Energize Colorado has amassed over 200 volunteers across eleven different business segments since they started in the spring of this year. The group has raised $25 million in a relief fund, reserved for Colorado's small businesses with less than 25 employees. "Our goal is really to sort of spread the love, spread the wealth, and help the businesses that are struggling across the state right now," said Scott Romano, the director of marketing at Energize Colorado.
While it's difficult to say exactly how many businesses would be able to receive this money, they can request a maximum of a $15,000 grant and a $20,000 low interest loan issued by one of their local funding partners across the state. In total, a business could get a total financial package of $35,000. "Additionally, we're prioritizing businesses that are owned by women, minorities, and veterans, as well as in rural Colorado," said Romano.
Romano also said they have $5 million earmarked for the tourism industry through October.
$20 million of the money came from the federal CARES Act, and was distributed to Energize Colorado through the state. The remaining money was raised through private donors.
Those with Energize Colorado said they are trying to help businesses that have struggled to access capital in the past. "We saw a gap in the funding that was available for businesses right now. They were struggling to access some of that federal funding. You had to have a good relationship with your bank to access some of it, a lot of small businesses do not have that kind of relationship," said Romano.
A local business that did not get any federal PPP money is Resin Foundry in Colorado Springs. The two employee manufacturing company purchased a 3D printer at the end of 2019, which cost around $150,000. "It was a really big investment, but we saw the need in the community for this niche of work, so we thought it would be a safe bet. And then, corona hit," said Ana Cosme.
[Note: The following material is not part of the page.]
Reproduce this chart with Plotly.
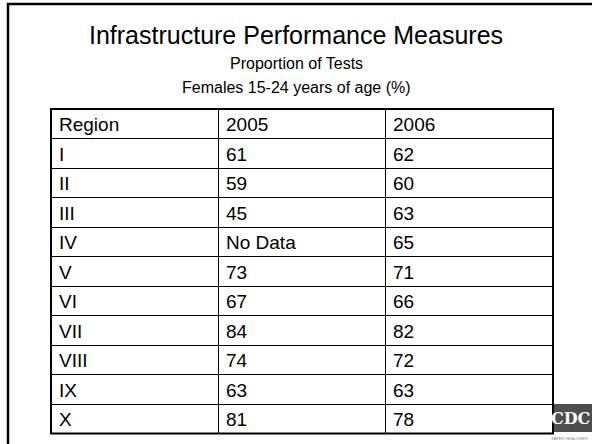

Resin Foundry said they can still fulfill orders during the pandemic. They make parts for many different sectors, like the automobile industry, medical equipment, and even architecture. "Ten, 100, even up to thousands of pieces of parts for people that are in use, robust, and full color... You don't advertise in the regular ways for this," said Scott Mans, the owner of Resin Foundry.
Resin Foundry did say going out and finding customers has been more difficult since the pandemic. They plan on applying for the Gap Fund on Monday. "It would be, priceless really," said Cosme.
The application was designed to be user-friendly, and Romano said it could be completed in around 30 minutes. "Getting the documents together, we're really only asking for you to prove that COVID-19 has created some hardship for your business," said Romano.
This is not a first come, first serve application. The window to apply will exist well within the end of the year, and more than likely into the next year. The first round of businesses will be chosen a couple of weeks from Monday, and it will take around three to five weeks until the payment gets to the small business.
To fill out the application, CLICK HERE.
Energize Colorado also said they are there to help small businesses with mental health support, templates for reopening a business, and a marketplace that sells PPE practically at cost.